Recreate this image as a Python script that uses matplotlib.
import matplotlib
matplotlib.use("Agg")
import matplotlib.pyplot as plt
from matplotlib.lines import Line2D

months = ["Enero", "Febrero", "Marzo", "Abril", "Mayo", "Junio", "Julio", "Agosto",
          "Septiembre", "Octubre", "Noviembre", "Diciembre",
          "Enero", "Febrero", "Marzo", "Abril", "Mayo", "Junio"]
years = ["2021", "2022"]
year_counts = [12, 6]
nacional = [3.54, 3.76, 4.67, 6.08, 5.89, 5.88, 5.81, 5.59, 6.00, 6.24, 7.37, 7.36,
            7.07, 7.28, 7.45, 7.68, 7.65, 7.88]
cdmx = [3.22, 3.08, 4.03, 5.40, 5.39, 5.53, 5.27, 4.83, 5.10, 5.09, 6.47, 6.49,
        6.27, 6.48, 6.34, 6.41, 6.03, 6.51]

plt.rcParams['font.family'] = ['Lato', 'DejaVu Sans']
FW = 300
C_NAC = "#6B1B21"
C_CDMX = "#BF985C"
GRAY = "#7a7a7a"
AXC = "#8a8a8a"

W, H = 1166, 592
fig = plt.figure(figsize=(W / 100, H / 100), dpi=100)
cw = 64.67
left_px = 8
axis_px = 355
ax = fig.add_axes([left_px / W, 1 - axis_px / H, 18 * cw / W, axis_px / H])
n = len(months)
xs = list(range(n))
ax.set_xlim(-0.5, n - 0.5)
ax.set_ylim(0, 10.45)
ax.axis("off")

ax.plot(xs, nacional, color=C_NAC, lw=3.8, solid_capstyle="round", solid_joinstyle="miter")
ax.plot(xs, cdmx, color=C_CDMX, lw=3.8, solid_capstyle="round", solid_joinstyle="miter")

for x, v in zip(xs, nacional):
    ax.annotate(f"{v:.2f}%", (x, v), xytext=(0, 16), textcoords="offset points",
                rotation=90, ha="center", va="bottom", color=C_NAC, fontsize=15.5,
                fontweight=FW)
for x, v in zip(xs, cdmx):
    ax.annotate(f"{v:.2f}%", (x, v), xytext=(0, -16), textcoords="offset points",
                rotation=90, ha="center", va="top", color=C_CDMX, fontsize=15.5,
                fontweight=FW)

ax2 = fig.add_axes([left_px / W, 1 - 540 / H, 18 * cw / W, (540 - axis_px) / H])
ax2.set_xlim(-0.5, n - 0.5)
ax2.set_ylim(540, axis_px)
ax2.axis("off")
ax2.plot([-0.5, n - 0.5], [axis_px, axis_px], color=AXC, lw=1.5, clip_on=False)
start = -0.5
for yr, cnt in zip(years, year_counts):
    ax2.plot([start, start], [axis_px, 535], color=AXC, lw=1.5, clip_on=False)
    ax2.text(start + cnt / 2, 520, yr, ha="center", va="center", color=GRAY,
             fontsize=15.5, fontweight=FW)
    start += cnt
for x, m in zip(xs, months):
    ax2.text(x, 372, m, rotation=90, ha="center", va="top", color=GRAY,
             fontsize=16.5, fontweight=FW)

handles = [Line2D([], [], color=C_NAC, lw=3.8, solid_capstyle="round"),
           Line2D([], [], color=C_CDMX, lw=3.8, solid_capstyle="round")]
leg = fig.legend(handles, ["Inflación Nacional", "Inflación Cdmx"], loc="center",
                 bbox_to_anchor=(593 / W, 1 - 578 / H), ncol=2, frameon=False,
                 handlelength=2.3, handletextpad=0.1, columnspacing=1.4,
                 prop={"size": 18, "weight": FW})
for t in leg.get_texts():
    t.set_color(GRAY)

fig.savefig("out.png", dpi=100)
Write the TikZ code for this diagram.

**STATED EXERCISE**. Only the lines from the opening of the material through the line with "from matplotlib.lines import Line2D" should be echoed, exactly as written.

**SOLUTION FOR THIS TASK**.
Recreate this image as a Python script that uses matplotlib.
import matplotlib
matplotlib.use("Agg")
import matplotlib.pyplot as plt
from matplotlib.lines import Line2D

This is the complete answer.